Overborrowing for lifestyle
Borrowing to cover optional spending can quietly increase total debt. Track refunds and spending each semester and set a cap for discretionary costs.
Scams and fee based “debt relief” pitches
If you need help with federal student loan repayment, start with official resources and your loan servicer. The CFPB and the FTC have guidance on avoiding student loan scams and understanding your options.
Practical steps before you borrow
- Ask for the net price details: confirm what is grant vs loan vs work expectation.
- Estimate a post graduation payment: use a loan calculator and conservative income assumptions.
- Compare at least 3 loan offers if using private or parent loans: APR, fees, term length, and hardship policies.
- Borrow the minimum needed: if you get a refund, consider returning part of the loan if allowed.
- Keep an emergency fund: avoid draining all cash reserves for one semester bill.

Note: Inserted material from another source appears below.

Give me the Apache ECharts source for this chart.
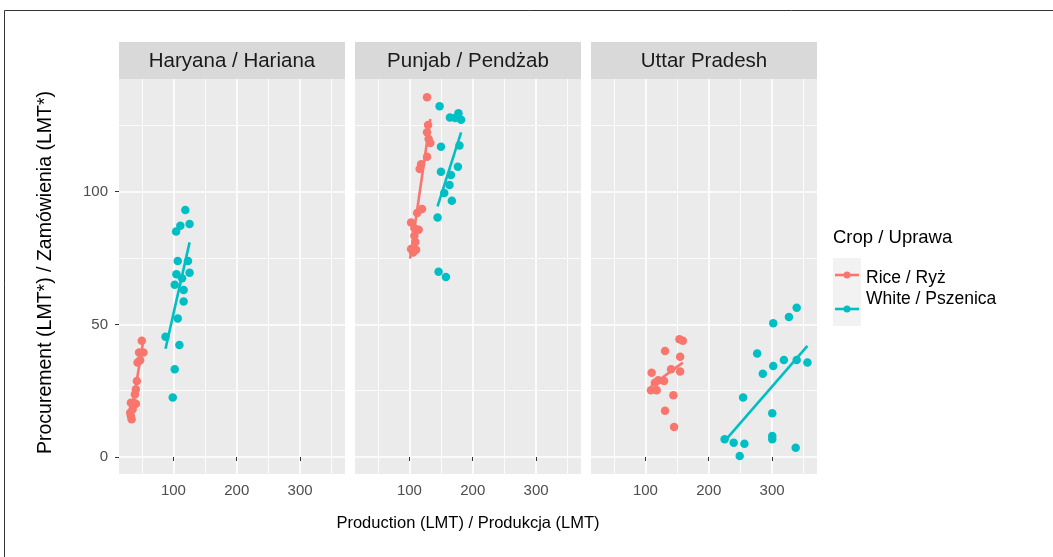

Bottom line: build a four year plan, not a one semester fix
Princeton University may be affordable for many families after aid, but the only way to know is to translate the offer into a four year plan with clear funding sources and a borrowing cap. Start with grants and scholarships, use federal student loans before private loans, and compare any parent or private borrowing by APR, fees, repayment terms, and protections. Recheck the plan each year as costs, aid, and your family’s situation change.